Ses façades sur cour sont un superbe exemple d’architecture Renaissance classique, mettant en œuvre les trois ordres architecturaux théorisés par les architectes italiens de la Renaissance Serlio et Palladio : colonnes aux chapiteaux doriques, ioniques et corinthiens.
L’hôtel abrite de nos jours la fondation Bemberg (un très riche musée d’art) ainsi que les vénérables sociétés savantes et académies de Toulouse, dont deux des trois anciennes académies royales. Parmi elles la plus vieille société littéraire d’Europe, et sans doute du monde, créée en 1323 : l’Académie des Jeux floraux.
La tour capitulaire :
Le heurtoir du portail d’entrée :
Des sculptures décorent le fronton du portail, parmi elles des visages d’Indiens d’Amérique. Il était de bon ton pour un homme tel que Pierre d’Assézat de montrer qu’il s’intéressait aux nouvelles du monde :
L’hôtel de Bernuy
L’hôtel de Bernuy fut le premier « grand » hôtel du pastel à Toulouse. Il abrite deux cours, l’une gothique en brique (vers 1503), avec une des plus belles tours capitulaires de la ville, l’autre Renaissance en pierre (vers 1530) dont un moulage a été réalisé pour trôner à la Cité de l’Architecture et du Patrimoine au palais de Chaillot afin d’illustrer le style de la première Renaissance en France ; c’est dire par conséquent son intérêt au plan national, même si les murs noircis de pollution gagneraient beaucoup à être nettoyés.
Jean de Bernuy était si riche qu’il se porta caution auprès de Charles-Quint de la faramineuse rançon exigée pour la libération du roi François Ier fait prisonnier à la bataille de Pavie en 1525. A titre de remerciement il eut l’honneur de recevoir le roi et sa cour dans son hôtel juste terminé. Il fut capitoul en 1533.

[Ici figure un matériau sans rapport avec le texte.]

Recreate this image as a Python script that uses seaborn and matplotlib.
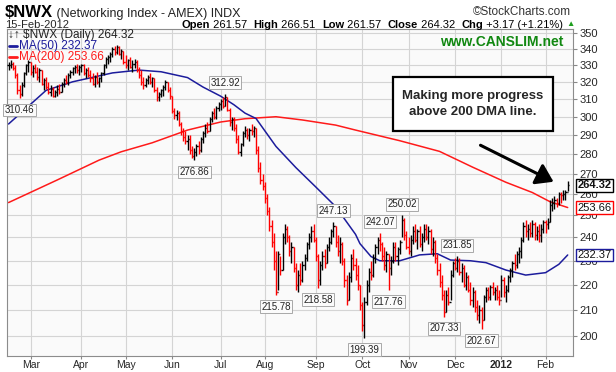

La cour gothique et sa superbe tour de 1504, emblématique des tours capitulaires toulousaines :
La cour Renaissance a été bâtie en pierre :
Le portail de la rue, daté de 1504 :
La devise des Bernuy est gravée en latin : SI DEUS PRO NOBIS, début d’une phrase de la Bible signifiant « Si Dieu est avec nous, qui sera contre nous ? » :
L’hôtel du Vieux-Raisin
Cet hôtel Renaissance au très riche décor sculpté a été bâti en deux phases : une première à partir de 1515, et une deuxième vers 1585-1590 mettant à l’honneur l’ordre caryatide. Il s’agit également de l’un des édifices où le jeu décoratif de la brique taillée et de la pierre sculptée est le plus visible.
Au-dessus de la porte de la tour se lit la devise : VIVITUR INGENIO CETERA MORTIS ERUNT, « On vit par l’esprit, tout le reste appartient à la mort » :
Cette façon de disposer le décor dans des cartouches de « cuir découpé » (la sculpture rappelle par sa forme un morceau de cuir découpé et enroulé) fut utilisée pour la première fois au château de Fontainebleau :
L’hôtel de pierre
L’hôtel de pierre est de style Renaissance tardive (début 17ème siècle).

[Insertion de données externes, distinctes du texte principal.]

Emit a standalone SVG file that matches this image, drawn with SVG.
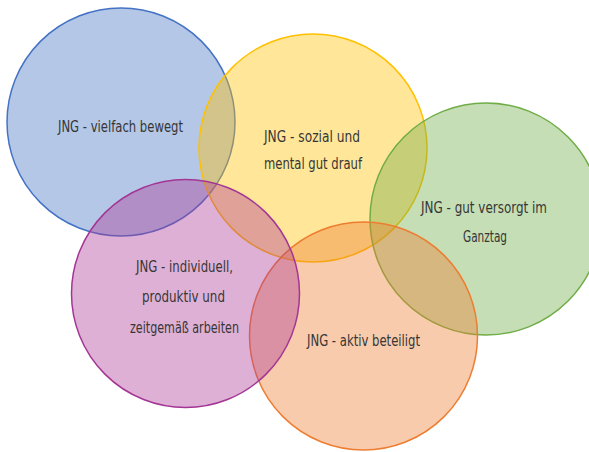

La façade toute en pierre est spectaculaire et signe la richesse de son propriétaire, vu le prix de celle-ci sur le marché toulousain à cette époque. Les sculptures dans la cour auraient bien besoin d’un ravalement, notamment les deux superbes atlantes vieillards encadrant la porte.

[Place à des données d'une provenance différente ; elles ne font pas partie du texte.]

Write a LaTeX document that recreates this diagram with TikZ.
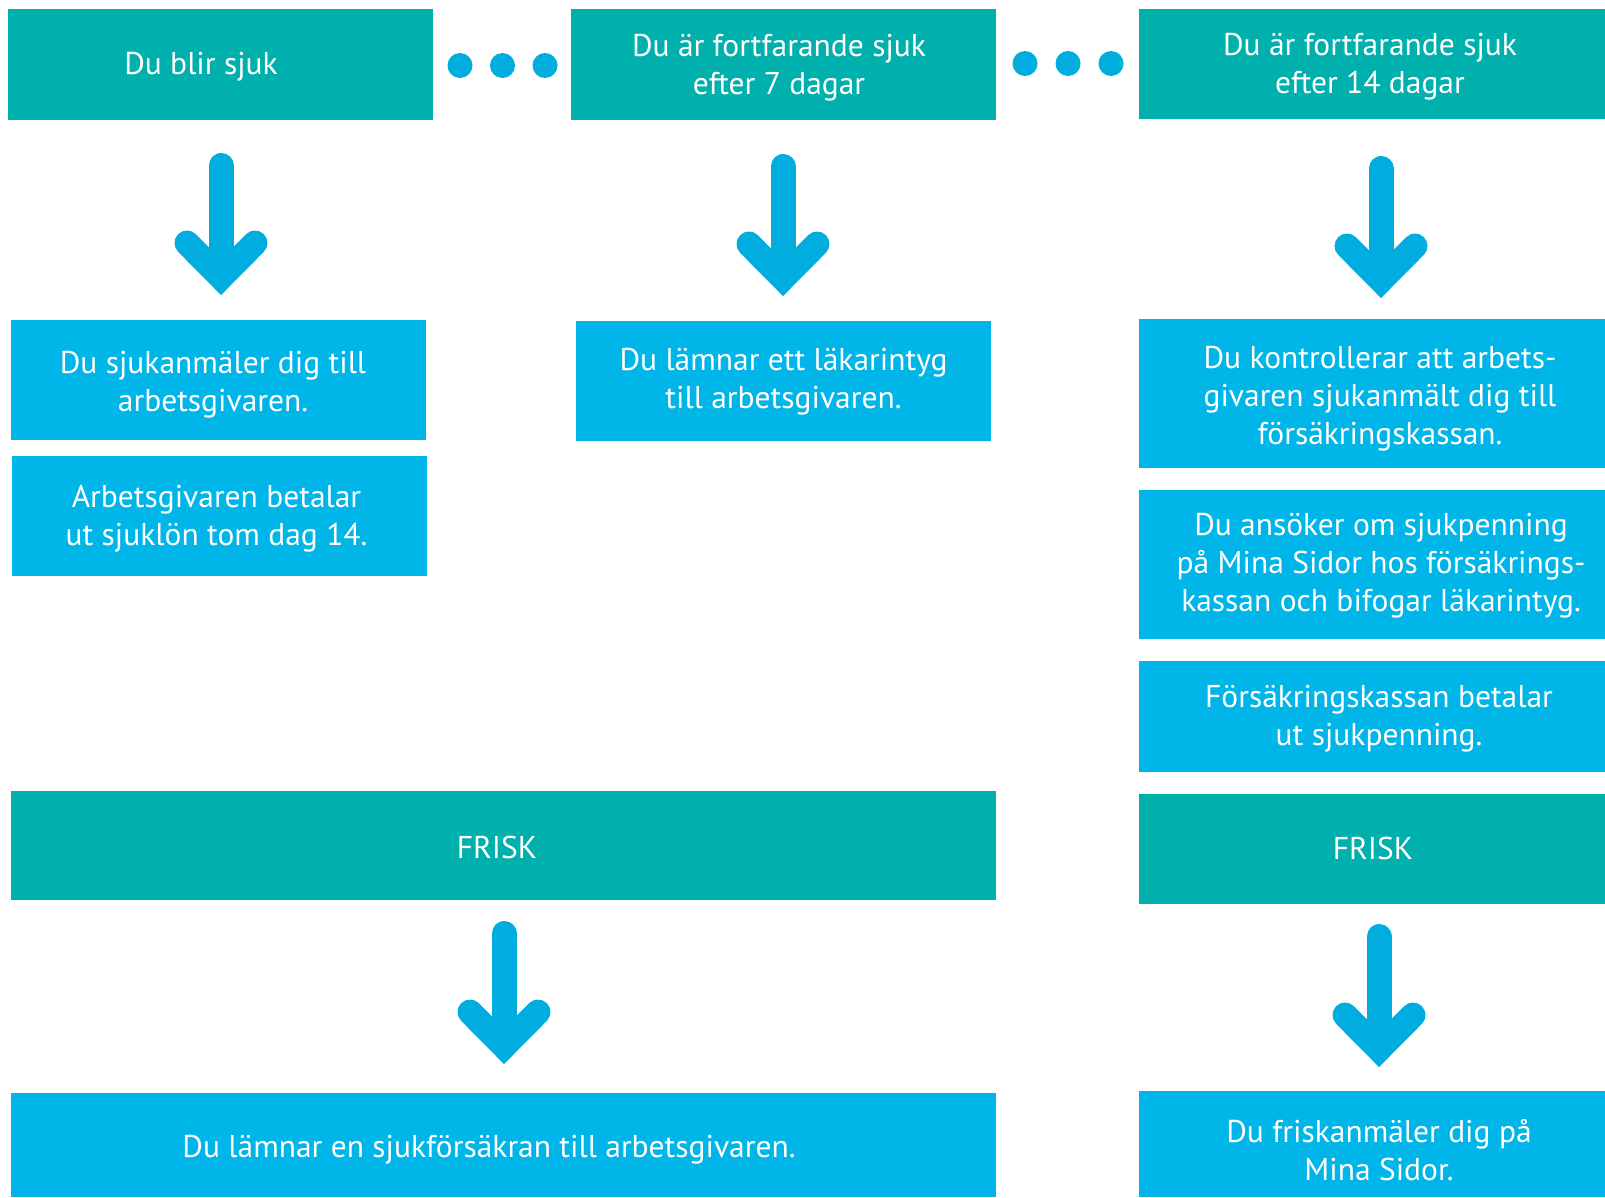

Les atlantes du portail de la cour intérieure, malheureusement bien noircis de pollution :
Autres hôtels…
Pour le plaisir des yeux voici quelques photos d’autres hôtels particuliers que je ne détaillerai pas. Si vous désirez en voir et savoir plus vous pourrez les retrouver, avec bien d’autres, sur mon site web Toulouse et la brique dont le présent site n’est qu’une version (très) allégée.
Eh non vous ne rêvez pas, ce lion louche !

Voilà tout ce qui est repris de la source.